What does all of this mean? Certainly not that two wrongs make a right. But Catholics have to acknowledge that we routinely fail to witness a better way for the world. When we choose hate and sin over love and virtue, then we have to wonder why we chose to stop preaching Christ. As Tommy Tighe recently tweeted, “If Catholics have to be hated or looked upon with contempt in today’s world, I pray it’s because we love our enemies and pray for those who persecute us.”
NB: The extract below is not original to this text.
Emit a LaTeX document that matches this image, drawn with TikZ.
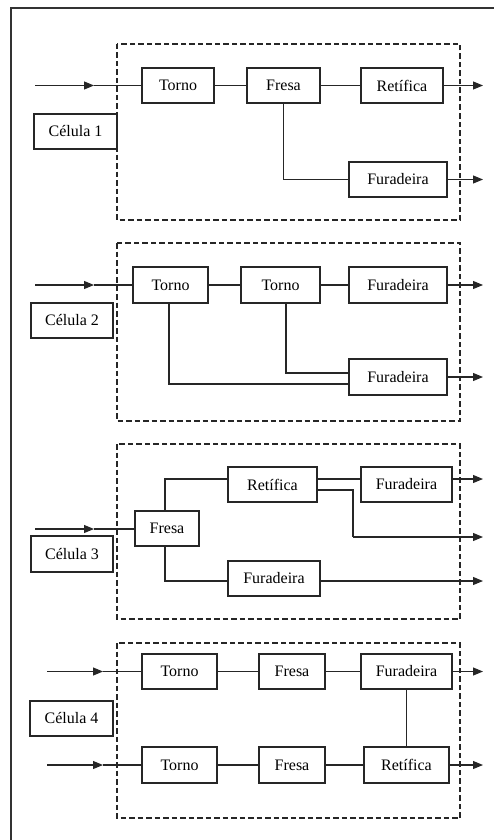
\documentclass[tikz,border=0pt]{standalone}
\usepackage{fontspec}
\setmainfont{Liberation Serif}
\usetikzlibrary{arrows.meta,calc}
\begin{document}
\begin{tikzpicture}[x=1pt,y=-1pt,
  box/.style={draw=black!85, line width=1.1pt, minimum height=35pt, inner sep=0pt, fill=white,
    font=\fontsize{16}{18}\selectfont},
  cellbox/.style={draw=black!85, dash pattern=on 5.5pt off 3pt, line width=1.1pt},
  link/.style={draw=black!85, line width=1.1pt},
  arr/.style={draw=black!85, line width=1.1pt, -{Triangle[length=10pt,width=8pt]}},
  frame/.style={draw=black!80, line width=1.4pt}
]
\useasboundingbox (0,0) rectangle (494,840);
\draw[frame] (11,840) -- (11,8) -- (494,8);

% ---------------- Cell 1
\draw[cellbox] (117,44) rectangle (460,220);
\node[box, minimum width=72pt] (t1a) at (178,85.5) {Torno};
\node[box, minimum width=73pt] (f1a) at (283.5,85.5) {Fresa};
\node[box, minimum width=82pt] (r1a) at (402,85.5) {Retífica};
\node[box, minimum width=98pt] (u1a) at (398,179.5) {Furadeira};
\node[box, minimum width=83pt] (c1) at (75.5,131.5) {Célula 1};
\coordinate (i1) at (35,85.5);
\coordinate (p1) at (94,85.5);
\coordinate (o1a) at (483,85.5);
\coordinate (o1b) at (483,179.5);
\draw[arr] (i1) -- (p1);
\draw[link] (p1) -- (t1a);
\draw[link] (t1a) -- (f1a);
\draw[link] (f1a) -- (r1a);
\draw[arr] (r1a.east) -- (o1a);
\draw[link] (f1a.south) |- (u1a.west);
\draw[arr] (u1a.east) -- (o1b);

% ---------------- Cell 2
\draw[cellbox] (117,243) rectangle (460,421);
\node[box, minimum width=75pt, minimum height=36pt] (t2a) at (170.5,285) {Torno};
\node[box, minimum width=79pt, minimum height=36pt] (t2b) at (280.5,285) {Torno};
\node[box, minimum width=98pt, minimum height=36pt] (u2a) at (398,285) {Furadeira};
\node[box, minimum width=98pt, minimum height=36pt] (u2b) at (398,377) {Furadeira};
\node[box, minimum width=82pt] (c2) at (72,320.5) {Célula 2};
\coordinate (i2) at (35,285);
\coordinate (p2) at (94,285);
\coordinate (o2a) at (483,285);
\coordinate (o2b) at (483,377);
\draw[arr] (i2) -- (p2);
\draw[link] (p2) -- (t2a);
\draw[link] (t2a) -- (t2b);
\draw[link] (t2b) -- (u2a);
\draw[arr] (u2a.east) -- (o2a);
\draw[link] ($(t2b.south)+(5.5,0)$) |- ($(u2b.west)+(0,-4)$);
\draw[link] ($(t2a.south)+(-1.5,0)$) |- ($(u2b.west)+(0,7)$);
\draw[arr] (u2b.east) -- (o2b);

% ---------------- Cell 3
\draw[cellbox] (117,444) rectangle (460,619);
\node[box, minimum width=64pt] (f3) at (167,528.5) {Fresa};
\node[box, minimum width=89pt] (r3) at (272.5,484.5) {Retífica};
\node[box, minimum width=91pt] (u3a) at (406.5,484.5) {Furadeira};
\node[box, minimum width=92pt] (u3b) at (274,578.5) {Furadeira};
\node[box, minimum width=82pt, minimum height=36pt] (c3) at (72,554) {Célula 3};
\coordinate (i3) at (35,529);
\coordinate (p3) at (94,529);
\coordinate (b3) at (353,537);
\coordinate (o3a) at (483,479);
\coordinate (o3b) at (483,537);
\coordinate (o3c) at (483,581);
\draw[arr] (i3) -- (p3);
\draw[link] (p3) -- (p3 -| f3.west);
\draw[link] ($(f3.north)+(-2,0)$) |- ($(r3.west)+(0,-5.5)$);
\draw[link] ($(r3.east)+(0,-5.5)$) -- ($(u3a.west)+(0,-5.5)$);
\draw[arr] ($(u3a.east)+(0,-5.5)$) -- (o3a);
\draw[link] ($(r3.east)+(0,5.5)$) -| (b3);
\draw[arr] (b3) -- (o3b);
\draw[link] ($(f3.south)+(-2,0)$) |- ($(u3b.west)+(0,2.5)$);
\draw[arr] ($(u3b.east)+(0,2.5)$) -- (o3c);

% ---------------- Cell 4
\draw[cellbox] (117,643) rectangle (460,818);
\node[box, minimum width=75pt] (t4a) at (179.5,671.5) {Torno};
\node[box, minimum width=66pt] (f4a) at (292,671.5) {Fresa};
\node[box, minimum width=91pt] (u4a) at (406.5,671.5) {Furadeira};
\node[box, minimum width=75pt, minimum height=36pt] (t4b) at (179.5,765) {Torno};
\node[box, minimum width=66pt, minimum height=36pt] (f4b) at (292,765) {Fresa};
\node[box, minimum width=85pt, minimum height=36pt] (r4b) at (406.5,765) {Retífica};
\node[box, minimum width=83pt] (c4) at (71.5,718.5) {Célula 4};
\coordinate (i4a) at (47,671.5);
\coordinate (p4a) at (103,671.5);
\coordinate (i4b) at (47,765);
\coordinate (p4b) at (103,765);
\coordinate (o4a) at (483,671.5);
\coordinate (o4b) at (483,765);
\draw[arr] (i4a) -- (p4a);
\draw[link] (p4a) -- (t4a);
\draw[link] (t4a) -- (f4a);
\draw[link] (f4a) -- (u4a);
\draw[arr] (u4a.east) -- (o4a);
\draw[arr] (i4b) -- (p4b);
\draw[link] (p4b) -- (t4b);
\draw[link] (t4b) -- (f4b);
\draw[link] (f4b) -- (r4b);
\draw[arr] (r4b.east) -- (o4b);
\draw[link] (u4a) -- (r4b);
\end{tikzpicture}
\end{document}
Many Catholics seem to want to invert the golden rule. They want to be treated the way they refuse to treat others, and indeed the way they refuse to treat their own fellow Catholics. No less, Catholics as a corporate body will for a long time bear the stigma of what evil men in the clergy did to the most defenseless members of the church. If Catholics want to criticize someone for how he or she is behaving in the public square, perhaps we could start by modeling a different way of behaving. We should repent for how we have harmed others and continue to harm others. And we should be at least as forceful in defending the defenseless as we are in defending ourselves.

If we take seriously the durability of anti-Catholicism in United States history, we see that common arguments against its presence have great significance for how we interpret and engage that prejudice. Anti-Catholicism is real, but American Catholics can choose how to respond to it. We could turn the temperature down on this debate if we acknowledge that anti-Catholicism is a real, multifaceted phenomenon that needs to be understood but does not always require sharp denunciation.

The First Amendment and the bar on religious tests for public office (the “No Religious Test” clause of Article VI) of the U.S. Constitution need to be honored and respected, of course. But beyond that, what should guide us? A Bible verse suggests itself: “If the world hates you, realize that it hated me first” (Jn 15:18). But even though the world hated Christ, he died for it. We should imitate Christ in that attitude, as in all things.